Input for this task:
****

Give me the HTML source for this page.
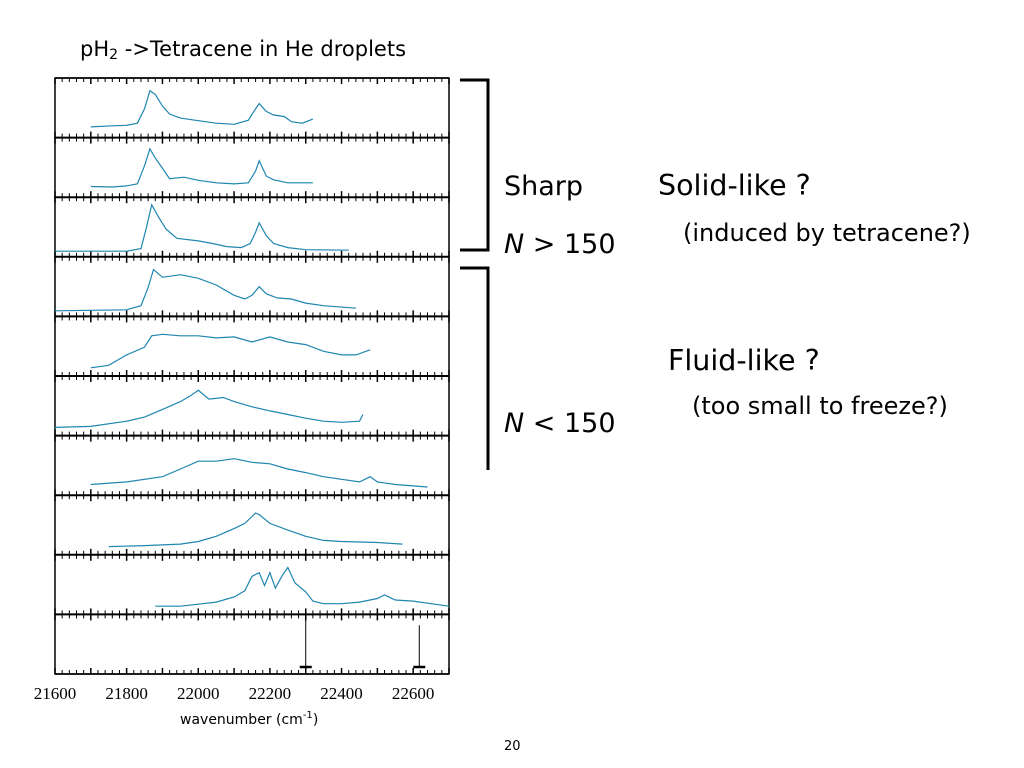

****

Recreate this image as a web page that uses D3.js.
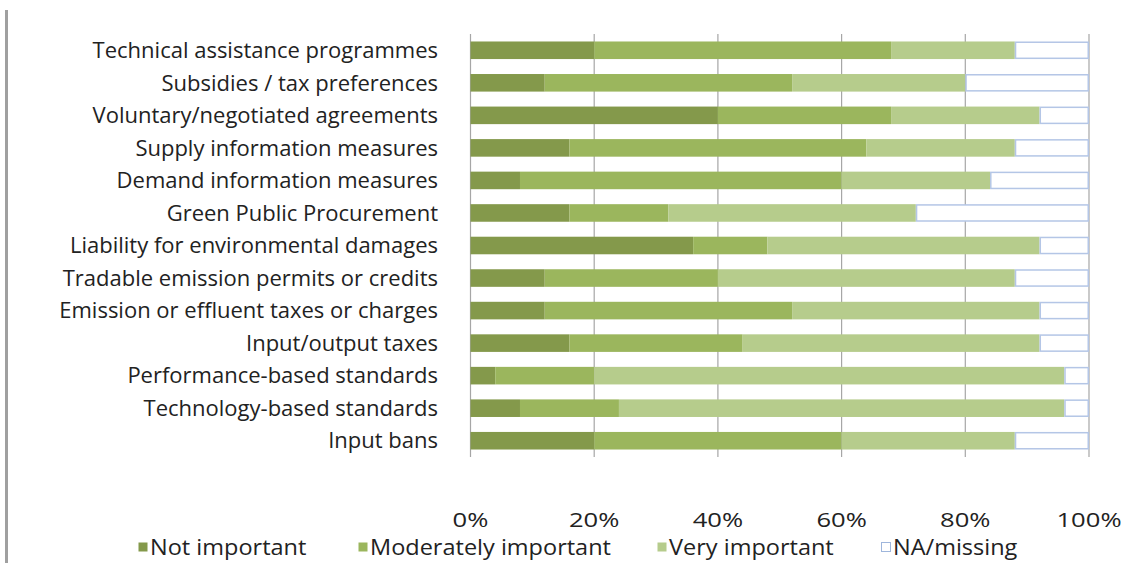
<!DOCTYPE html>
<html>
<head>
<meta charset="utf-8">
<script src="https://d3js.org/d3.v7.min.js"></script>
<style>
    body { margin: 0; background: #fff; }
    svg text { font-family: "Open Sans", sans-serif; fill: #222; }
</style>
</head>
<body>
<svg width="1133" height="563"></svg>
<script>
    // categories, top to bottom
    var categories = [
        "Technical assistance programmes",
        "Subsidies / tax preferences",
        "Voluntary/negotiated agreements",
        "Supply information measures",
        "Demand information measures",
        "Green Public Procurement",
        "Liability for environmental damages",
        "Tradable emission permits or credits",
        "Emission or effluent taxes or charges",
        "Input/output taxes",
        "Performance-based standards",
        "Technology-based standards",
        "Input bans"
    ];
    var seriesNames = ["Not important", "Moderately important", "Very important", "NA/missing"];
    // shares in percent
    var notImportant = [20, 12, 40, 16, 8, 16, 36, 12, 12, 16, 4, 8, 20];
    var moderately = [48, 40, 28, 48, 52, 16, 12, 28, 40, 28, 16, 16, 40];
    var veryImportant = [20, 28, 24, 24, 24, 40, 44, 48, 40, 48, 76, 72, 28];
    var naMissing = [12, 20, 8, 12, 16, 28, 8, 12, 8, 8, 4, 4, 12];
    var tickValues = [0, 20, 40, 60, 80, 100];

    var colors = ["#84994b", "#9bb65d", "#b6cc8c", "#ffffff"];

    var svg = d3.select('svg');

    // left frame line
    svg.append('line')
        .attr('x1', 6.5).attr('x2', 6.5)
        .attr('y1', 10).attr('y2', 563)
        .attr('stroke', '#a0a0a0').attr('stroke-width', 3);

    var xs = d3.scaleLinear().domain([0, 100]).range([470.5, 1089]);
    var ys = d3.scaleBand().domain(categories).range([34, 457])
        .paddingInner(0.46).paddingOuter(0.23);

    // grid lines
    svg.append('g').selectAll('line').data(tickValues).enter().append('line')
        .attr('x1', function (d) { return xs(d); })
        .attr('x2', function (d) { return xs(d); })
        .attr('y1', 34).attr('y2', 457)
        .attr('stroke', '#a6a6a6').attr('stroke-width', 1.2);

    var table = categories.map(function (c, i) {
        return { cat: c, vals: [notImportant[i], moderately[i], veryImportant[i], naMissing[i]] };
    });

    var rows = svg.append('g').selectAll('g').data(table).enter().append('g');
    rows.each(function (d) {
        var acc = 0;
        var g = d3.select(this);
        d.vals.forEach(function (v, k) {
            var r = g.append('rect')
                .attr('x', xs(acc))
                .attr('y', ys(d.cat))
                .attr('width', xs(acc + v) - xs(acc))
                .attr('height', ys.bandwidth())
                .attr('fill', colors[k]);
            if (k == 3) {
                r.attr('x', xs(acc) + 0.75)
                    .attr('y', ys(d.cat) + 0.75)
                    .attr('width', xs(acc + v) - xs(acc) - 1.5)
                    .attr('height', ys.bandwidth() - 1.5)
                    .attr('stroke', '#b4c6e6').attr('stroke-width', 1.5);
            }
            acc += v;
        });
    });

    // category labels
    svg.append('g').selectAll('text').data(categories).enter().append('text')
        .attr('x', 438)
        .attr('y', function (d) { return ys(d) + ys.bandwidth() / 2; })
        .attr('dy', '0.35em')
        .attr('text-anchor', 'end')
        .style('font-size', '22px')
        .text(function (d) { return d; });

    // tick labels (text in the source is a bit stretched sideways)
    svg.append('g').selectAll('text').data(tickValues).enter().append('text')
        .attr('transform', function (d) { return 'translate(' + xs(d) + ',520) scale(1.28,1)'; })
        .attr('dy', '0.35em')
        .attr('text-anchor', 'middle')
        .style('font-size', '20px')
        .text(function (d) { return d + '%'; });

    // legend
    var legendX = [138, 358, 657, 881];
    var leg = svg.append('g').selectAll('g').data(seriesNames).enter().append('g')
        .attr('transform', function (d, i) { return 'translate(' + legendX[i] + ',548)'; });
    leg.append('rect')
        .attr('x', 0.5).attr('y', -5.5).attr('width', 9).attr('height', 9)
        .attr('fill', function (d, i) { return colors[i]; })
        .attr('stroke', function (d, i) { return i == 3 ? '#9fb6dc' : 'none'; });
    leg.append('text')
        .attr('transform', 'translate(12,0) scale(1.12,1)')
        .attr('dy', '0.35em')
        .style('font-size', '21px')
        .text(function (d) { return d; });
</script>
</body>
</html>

****

Written exercise: Go to the line that contains "Recreate this image" and copy from there down to the line that contains "var svg = d3.select('svg');", with both lines included. Pass over the pictures.

Written solution:
Recreate this image as a web page that uses D3.js.
<!DOCTYPE html>
<html>
<head>
<meta charset="utf-8">
<script src="https://d3js.org/d3.v7.min.js"></script>
<style>
    body { margin: 0; background: #fff; }
    svg text { font-family: "Open Sans", sans-serif; fill: #222; }
</style>
</head>
<body>
<svg width="1133" height="563"></svg>
<script>
    // categories, top to bottom
    var categories = [
        "Technical assistance programmes",
        "Subsidies / tax preferences",
        "Voluntary/negotiated agreements",
        "Supply information measures",
        "Demand information measures",
        "Green Public Procurement",
        "Liability for environmental damages",
        "Tradable emission permits or credits",
        "Emission or effluent taxes or charges",
        "Input/output taxes",
        "Performance-based standards",
        "Technology-based standards",
        "Input bans"
    ];
    var seriesNames = ["Not important", "Moderately important", "Very important", "NA/missing"];
    // shares in percent
    var notImportant = [20, 12, 40, 16, 8, 16, 36, 12, 12, 16, 4, 8, 20];
    var moderately = [48, 40, 28, 48, 52, 16, 12, 28, 40, 28, 16, 16, 40];
    var veryImportant = [20, 28, 24, 24, 24, 40, 44, 48, 40, 48, 76, 72, 28];
    var naMissing = [12, 20, 8, 12, 16, 28, 8, 12, 8, 8, 4, 4, 12];
    var tickValues = [0, 20, 40, 60, 80, 100];

    var colors = ["#84994b", "#9bb65d", "#b6cc8c", "#ffffff"];

    var svg = d3.select('svg');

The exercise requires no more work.